--- EXCERPTED RECORDS ---
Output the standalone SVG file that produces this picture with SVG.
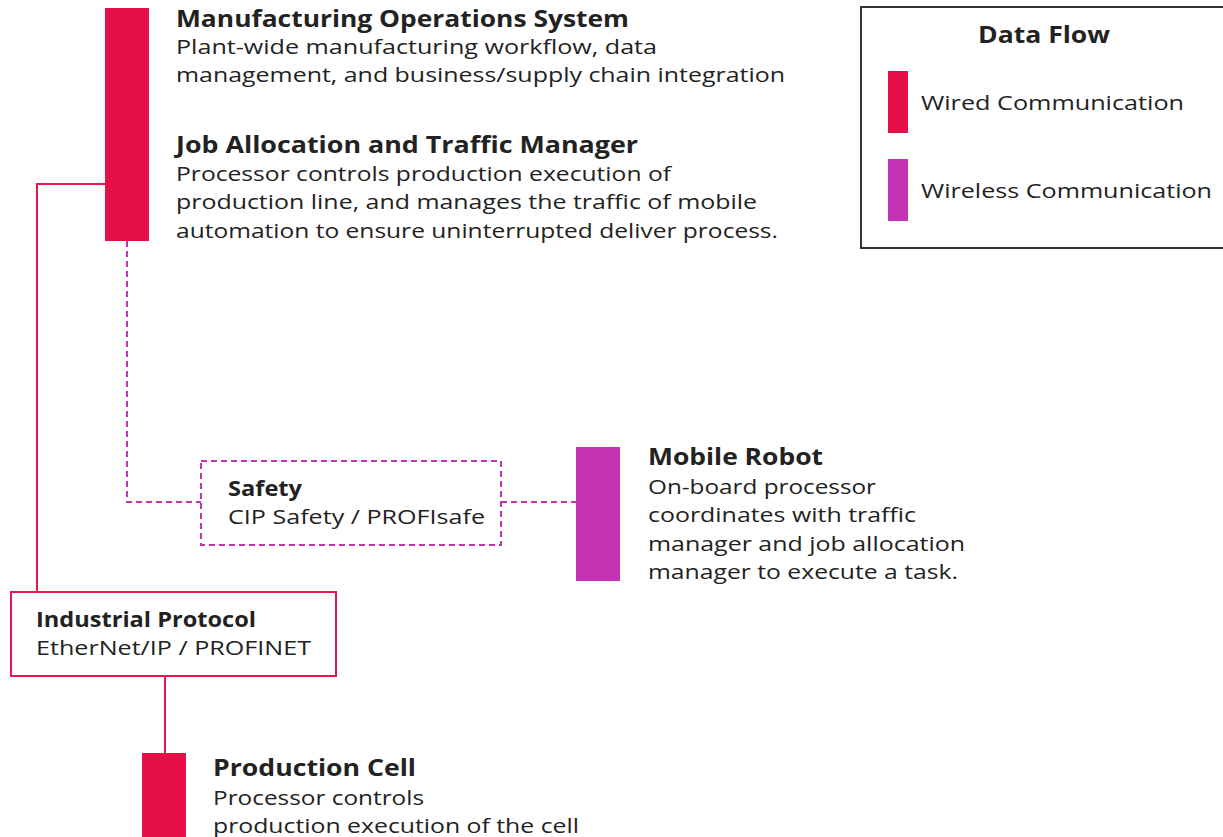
<svg xmlns="http://www.w3.org/2000/svg" width="1223" height="837" viewBox="0 0 1223 837">
<style>
.t{font-family:"Open Sans","Liberation Sans",sans-serif;font-weight:700;font-size:23px;fill:#222}
.b{font-family:"Open Sans","Liberation Sans",sans-serif;font-size:20.5px;fill:#222}
.wired{fill:#E60F47}
.wireless{fill:#C433B4}
.wl{fill:none;stroke:#E8164C;stroke-width:2}
.dl{fill:none;stroke:#C433B4;stroke-width:2;stroke-dasharray:6 4}
</style>
<rect width="1223" height="837" fill="#fff"/>
<g id="connectors">
<polyline class="wl" points="105,184 37,184 37,592"/>
<line class="wl" x1="165" y1="676" x2="165" y2="753"/>
<polyline class="dl" points="127,241 127,502 201,502"/>
<line class="dl" x1="501" y1="502" x2="576" y2="502"/>
</g>
<g id="mos">
<rect class="wired" x="105" y="8" width="44" height="233"/>
<text class="t" x="176" y="27" textLength="453" lengthAdjust="spacingAndGlyphs">Manufacturing Operations System</text>
<text class="b" x="176" y="54" textLength="481" lengthAdjust="spacingAndGlyphs">Plant-wide manufacturing workflow, data</text>
<text class="b" x="176" y="82" textLength="609" lengthAdjust="spacingAndGlyphs">management, and business/supply chain integration</text>
</g>
<g id="jatm">
<text class="t" x="176" y="153" textLength="462" lengthAdjust="spacingAndGlyphs">Job Allocation and Traffic Manager</text>
<text class="b" x="176" y="181" textLength="495" lengthAdjust="spacingAndGlyphs">Processor controls production execution of</text>
<text class="b" x="176" y="209" textLength="581" lengthAdjust="spacingAndGlyphs">production line, and manages the traffic of mobile</text>
<text class="b" x="176" y="238" textLength="602" lengthAdjust="spacingAndGlyphs">automation to ensure uninterrupted deliver process.</text>
</g>
<g id="safety">
<rect class="dl" x="201" y="461" width="300" height="84"/>
<text class="t" x="228" y="496" style="font-size:20.5px" textLength="74" lengthAdjust="spacingAndGlyphs">Safety</text>
<text class="b" x="228" y="524" textLength="257" lengthAdjust="spacingAndGlyphs">CIP Safety / PROFIsafe</text>
</g>
<g id="mobile-robot">
<rect class="wireless" x="576" y="447" width="44" height="134"/>
<text class="t" x="648" y="465" textLength="175" lengthAdjust="spacingAndGlyphs">Mobile Robot</text>
<text class="b" x="648" y="494" textLength="228" lengthAdjust="spacingAndGlyphs">On-board processor</text>
<text class="b" x="648" y="522" textLength="268" lengthAdjust="spacingAndGlyphs">coordinates with traffic</text>
<text class="b" x="648" y="551" textLength="317" lengthAdjust="spacingAndGlyphs">manager and job allocation</text>
<text class="b" x="648" y="579" textLength="310" lengthAdjust="spacingAndGlyphs">manager to execute a task.</text>
</g>
<g id="industrial-protocol">
<rect class="wl" x="11" y="592" width="325" height="84"/>
<text class="t" x="36" y="627" style="font-size:20.5px" textLength="220" lengthAdjust="spacingAndGlyphs">Industrial Protocol</text>
<text class="b" x="36" y="655" textLength="275" lengthAdjust="spacingAndGlyphs">EtherNet/IP / PROFINET</text>
</g>
<g id="production-cell">
<rect class="wired" x="142" y="753" width="44" height="90"/>
<text class="t" x="213" y="776" textLength="203" lengthAdjust="spacingAndGlyphs">Production Cell</text>
<text class="b" x="213" y="805" textLength="211" lengthAdjust="spacingAndGlyphs">Processor controls</text>
<text class="b" x="213" y="833" textLength="366" lengthAdjust="spacingAndGlyphs">production execution of the cell</text>
</g>
<g id="legend">
<rect x="861" y="7" width="370" height="241" fill="none" stroke="#333" stroke-width="2"/>
<text class="t" x="978" y="43" textLength="132" lengthAdjust="spacingAndGlyphs">Data Flow</text>
<rect class="wired" x="888" y="71" width="20" height="62"/>
<text class="b" x="921" y="110" textLength="263" lengthAdjust="spacingAndGlyphs">Wired Communication</text>
<rect class="wireless" x="888" y="159" width="20" height="62"/>
<text class="b" x="921" y="198" textLength="291" lengthAdjust="spacingAndGlyphs">Wireless Communication</text>
</g>
</svg>
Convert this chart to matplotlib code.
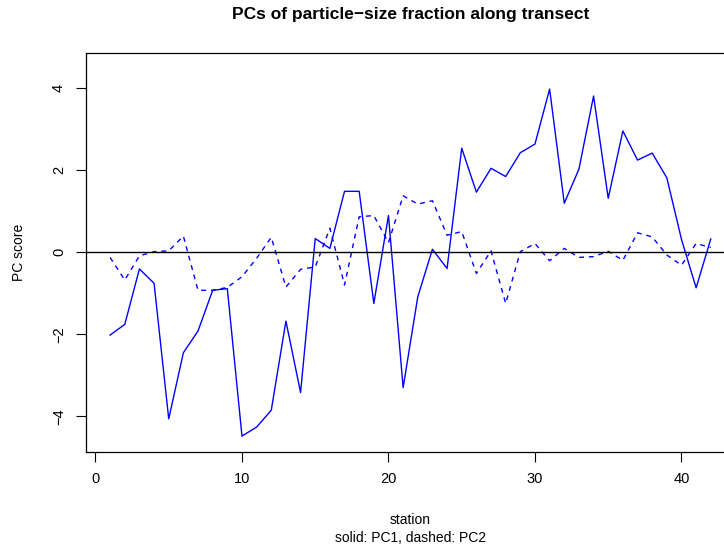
import matplotlib
matplotlib.use('Agg')
import matplotlib.pyplot as plt

plt.rcParams['font.family'] = ['Liberation Sans', 'DejaVu Sans']

# station index along the transect
stations = list(range(1, 43))

# PC scores
pc1 = [-2.02, -1.76, -0.41, -0.76, -4.06, -2.45, -1.92, -0.93, -0.89, -4.48,
       -4.26, -3.85, -1.68, -3.42, 0.33, 0.09, 1.48, 1.48, -1.25, 0.89,
       -3.30, -1.09, 0.07, -0.40, 2.53, 1.46, 2.04, 1.84, 2.42, 2.63,
       3.97, 1.19, 2.02, 3.80, 1.31, 2.95, 2.24, 2.41, 1.81, 0.31,
       -0.87, 0.32]
pc2 = [-0.13, -0.68, -0.09, 0.01, 0.03, 0.39, -0.93, -0.93, -0.86, -0.60,
       -0.15, 0.36, -0.85, -0.42, -0.36, 0.58, -0.80, 0.86, 0.89, 0.23,
       1.37, 1.17, 1.25, 0.41, 0.50, -0.52, 0.03, -1.25, 0.01, 0.21,
       -0.21, 0.09, -0.13, -0.11, 0.02, -0.20, 0.47, 0.37, -0.07, -0.32,
       0.21, 0.11]

xticks = [0, 10, 20, 30, 40]
yticks = [-4, -2, 0, 2, 4]

W, H = 724, 551
fig = plt.figure(figsize=(W / 100, H / 100), dpi=100)

# plot region runs past the right edge, as in the reference
left, right, top, bottom = 86.1, 734.8, 52.5, 451.7
ax = fig.add_axes([left / W, 1 - bottom / H, (right - left) / W, (bottom - top) / H])

ax.plot(stations, pc1, color='#0000ff', lw=1.0)
ax.plot(stations, pc2, color='#0000ff', lw=1.0, dashes=(3.5, 3.5))
ax.axhline(0, color='black', lw=1.0)

ax.set_xlim(1 - 0.04 * 41, 42 + 0.04 * 41)
ax.set_ylim(-4.86, 4.86)
ax.set_xticks(xticks)
ax.set_yticks(yticks)
ax.set_yticklabels([str(v).replace('-', '\u2212') for v in yticks],
                   rotation=90, va='center')
ax.tick_params(direction='out', length=7, width=0.8, labelsize=10.5, pad=7.5)

for sp in ax.spines.values():
    sp.set_linewidth(0.9)

cx = ((left + right) / 2) / W
fig.text(cx, 1 - 14 / H, 'PCs of particle\u2212size fraction along transect',
         ha='center', va='center', fontsize=12.5, fontweight='bold')
fig.text(cx, 1 - 520 / H, 'station', ha='center', va='center', fontsize=10)
fig.text(cx, 1 - 538 / H, 'solid: PC1, dashed: PC2', ha='center', va='center',
         fontsize=10)
fig.text(19 / W, 1 - 252 / H, 'PC score', ha='center', va='center',
         rotation=90, fontsize=10)

fig.savefig('out.png', dpi=100)
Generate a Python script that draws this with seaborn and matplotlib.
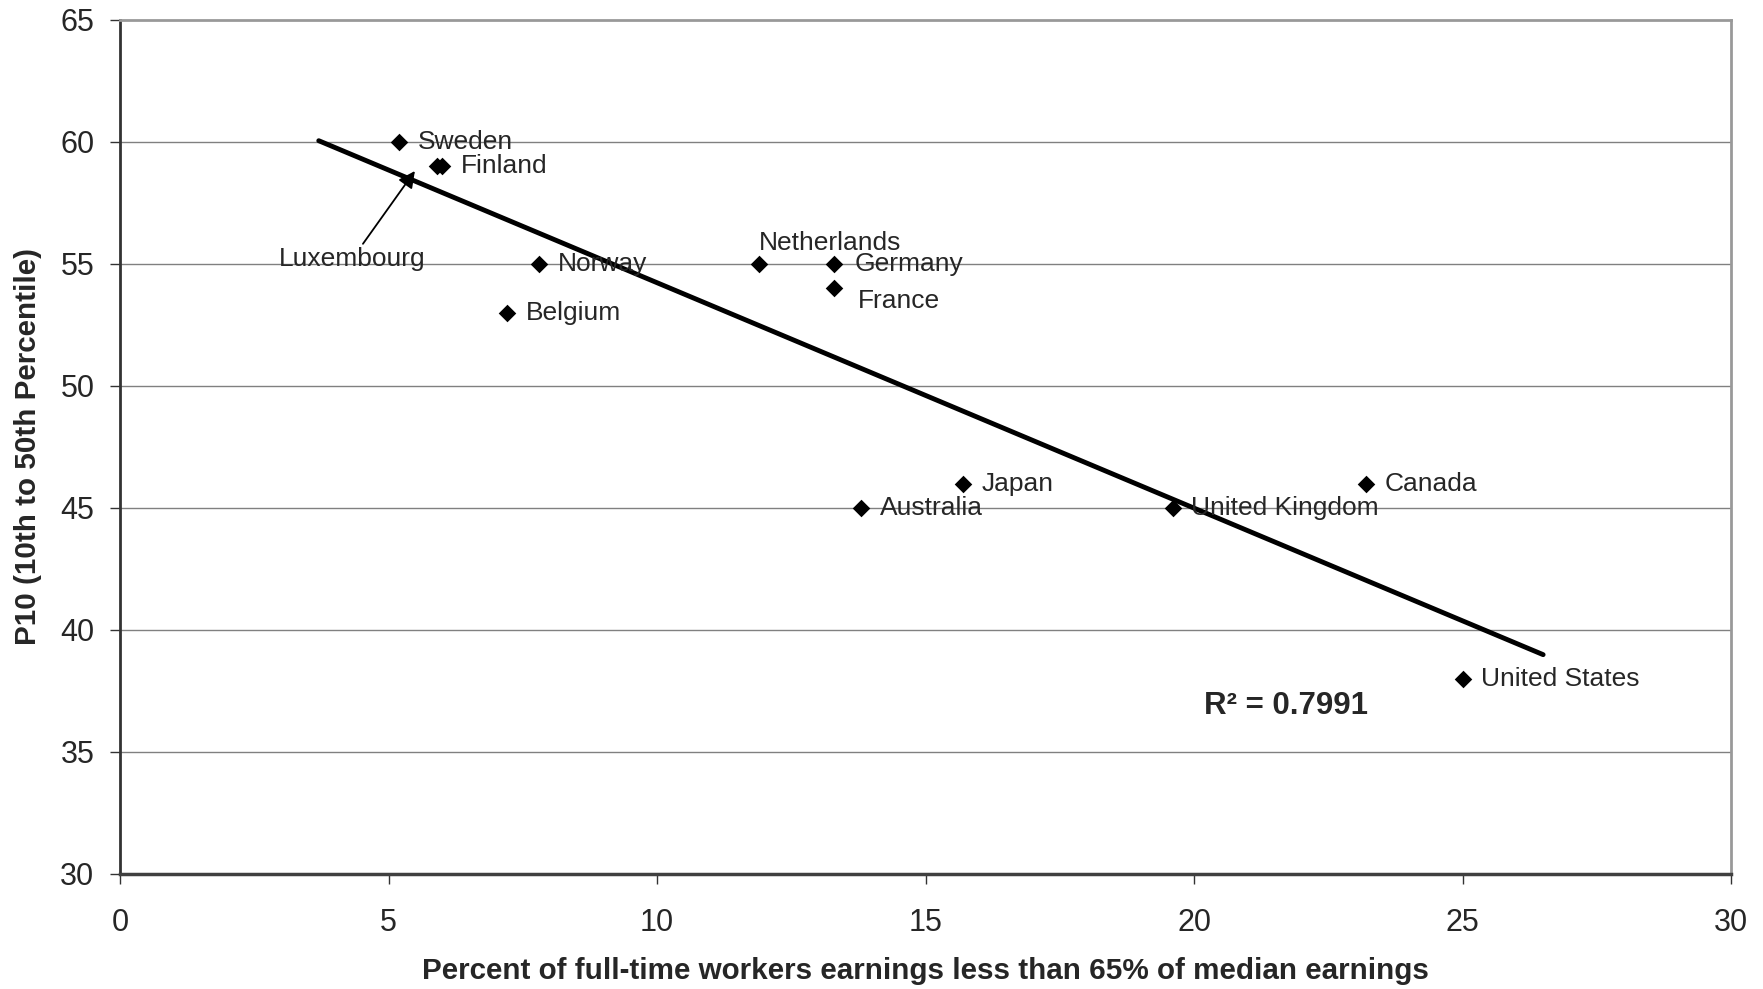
import numpy as np
import pandas as pd
import seaborn as sns
import matplotlib.pyplot as plt

# Data
countries = ['Sweden', 'Finland', 'Luxembourg', 'Norway', 'Belgium', 'Netherlands',
             'Germany', 'France', 'Japan', 'Australia', 'United Kingdom', 'Canada',
             'United States']
low_pay_pct = [5.2, 6.0, 5.9, 7.8, 7.2, 11.9, 13.3, 13.3, 15.7, 13.8, 19.6, 23.2, 25.0]
p10_p50 = [60, 59, 59, 55, 53, 55, 55, 54, 46, 45, 45, 46, 38]
r_squared = 0.7991
trend_x = [3.7, 26.5]

df = pd.DataFrame({'country': countries, 'x': low_pay_pct, 'y': p10_p50})

# Linear trendline (least squares), extended like the Excel forecast
slope, intercept = np.polyfit(df['x'], df['y'], 1)
trend = pd.DataFrame({'x': trend_x})
trend['y'] = intercept + slope * trend['x']

sns.set_style('ticks')
plt.rcParams['font.family'] = ['Liberation Sans', 'DejaVu Sans']

fig = plt.figure(figsize=(17.63, 9.89), dpi=100)
ax = fig.add_axes([0.0681, 0.1163, 0.9138, 0.8635])

# horizontal gridlines
for yv in range(35, 65, 5):
    ax.axhline(yv, color='#808080', lw=1, zorder=0)

sns.lineplot(data=trend, x='x', y='y', color='black', lw=3.5, ax=ax, zorder=2)
sns.scatterplot(data=df, x='x', y='y', marker='D', s=80, color='black',
                edgecolor='black', linewidth=0, ax=ax, zorder=3)

# label offsets in points (dx, dy)
offsets = {'Netherlands': (0, 15), 'France': (17, -9), 'Germany': (15, 0)}
for _, row in df.iterrows():
    if row['country'] == 'Luxembourg':
        continue
    dx, dy = offsets.get(row['country'], (13.5, 0))
    ax.annotate(row['country'], (row['x'], row['y']), xytext=(dx, dy),
                textcoords='offset points', ha='left', va='center',
                fontsize=19, zorder=4)

ax.annotate('Luxembourg', xy=(5.49, 58.81), xytext=(4.32, 55.2),
            ha='center', va='center', fontsize=19,
            arrowprops=dict(arrowstyle='-|>', color='black', lw=1.3,
                            mutation_scale=25, shrinkA=0, shrinkB=0))

ax.text(20.19, 36.9, f'R² = {r_squared:.4f}', fontsize=22.5, fontweight='bold',
        ha='left', va='center')

ax.set_xlim(0, 30)
ax.set_ylim(30, 65)
ax.set_xticks(range(0, 31, 5))
ax.set_yticks(range(30, 66, 5))
ax.tick_params(axis='both', labelsize=22, length=7.5, width=1, color='#333333',
               direction='out')
ax.tick_params(axis='x', pad=17)
ax.tick_params(axis='y', pad=11)

ax.set_xlabel('Percent of full-time workers earnings less than 65% of median earnings',
              fontsize=21.3, fontweight='bold')
ax.set_ylabel('P10 (10th to 50th Percentile)', fontsize=21.3, fontweight='bold')
ax.xaxis.set_label_coords(0.5, -0.1136)
ax.xaxis.label.set_verticalalignment('center')
ax.yaxis.set_label_coords(-0.0571, 0.5)
ax.yaxis.label.set_verticalalignment('center')

ax.spines['left'].set_color('#333333')
ax.spines['left'].set_linewidth(2)
ax.spines['bottom'].set_color('#404040')
ax.spines['bottom'].set_linewidth(2.5)
for side in ['top', 'right']:
    ax.spines[side].set_visible(True)
    ax.spines[side].set_color('#999999')
    ax.spines[side].set_linewidth(2)

fig.savefig('out.png', dpi=100)
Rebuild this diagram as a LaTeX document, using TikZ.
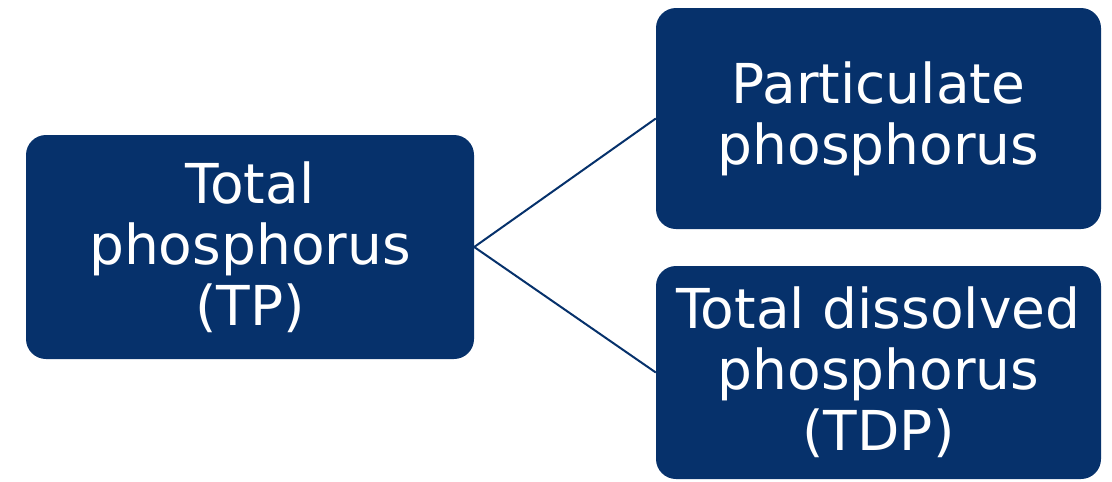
\documentclass[tikz,border=0pt]{standalone}
\usepackage{fontspec}
\setmainfont{DejaVu Sans}
\definecolor{navy}{RGB}{6,49,107}
\begin{document}
\begin{tikzpicture}[x=1pt,y=-1pt,
  box/.style={fill=navy,draw=none,rounded corners=20pt,text=white,align=center,
    font=\fontsize{55}{61}\selectfont,inner sep=0pt},
  link/.style={draw=navy,line width=2pt}]
\useasboundingbox (0,0) rectangle (1112,482);
\node[box,minimum width=448pt,minimum height=224pt] (tp) at (250,247) {Total\\phosphorus\\(TP)};
\node[box,minimum width=445pt,minimum height=221pt] (pp) at (878.5,118.5) {Particulate\\phosphorus};
\node[box,minimum width=445pt,minimum height=213pt] (tdp) at (878.5,372.5) {Total dissolved\\phosphorus\\(TDP)};
\draw[link] (tp.east) -- (pp.west);
\draw[link] (tp.east) -- (tdp.west);
\end{tikzpicture}
\end{document}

--- WHAT THIS TASK INVOLVES ---
Leave the pictures out, then copy word for word only the lines from the one containing "Convert this chart to matplotlib code." through the one containing "yticks = [-4, -2, 0, 2, 4]", both included.

--- ANSWER TO THIS EXERCISE ---
Convert this chart to matplotlib code.
import matplotlib
matplotlib.use('Agg')
import matplotlib.pyplot as plt

plt.rcParams['font.family'] = ['Liberation Sans', 'DejaVu Sans']

# station index along the transect
stations = list(range(1, 43))

# PC scores
pc1 = [-2.02, -1.76, -0.41, -0.76, -4.06, -2.45, -1.92, -0.93, -0.89, -4.48,
       -4.26, -3.85, -1.68, -3.42, 0.33, 0.09, 1.48, 1.48, -1.25, 0.89,
       -3.30, -1.09, 0.07, -0.40, 2.53, 1.46, 2.04, 1.84, 2.42, 2.63,
       3.97, 1.19, 2.02, 3.80, 1.31, 2.95, 2.24, 2.41, 1.81, 0.31,
       -0.87, 0.32]
pc2 = [-0.13, -0.68, -0.09, 0.01, 0.03, 0.39, -0.93, -0.93, -0.86, -0.60,
       -0.15, 0.36, -0.85, -0.42, -0.36, 0.58, -0.80, 0.86, 0.89, 0.23,
       1.37, 1.17, 1.25, 0.41, 0.50, -0.52, 0.03, -1.25, 0.01, 0.21,
       -0.21, 0.09, -0.13, -0.11, 0.02, -0.20, 0.47, 0.37, -0.07, -0.32,
       0.21, 0.11]

xticks = [0, 10, 20, 30, 40]
yticks = [-4, -2, 0, 2, 4]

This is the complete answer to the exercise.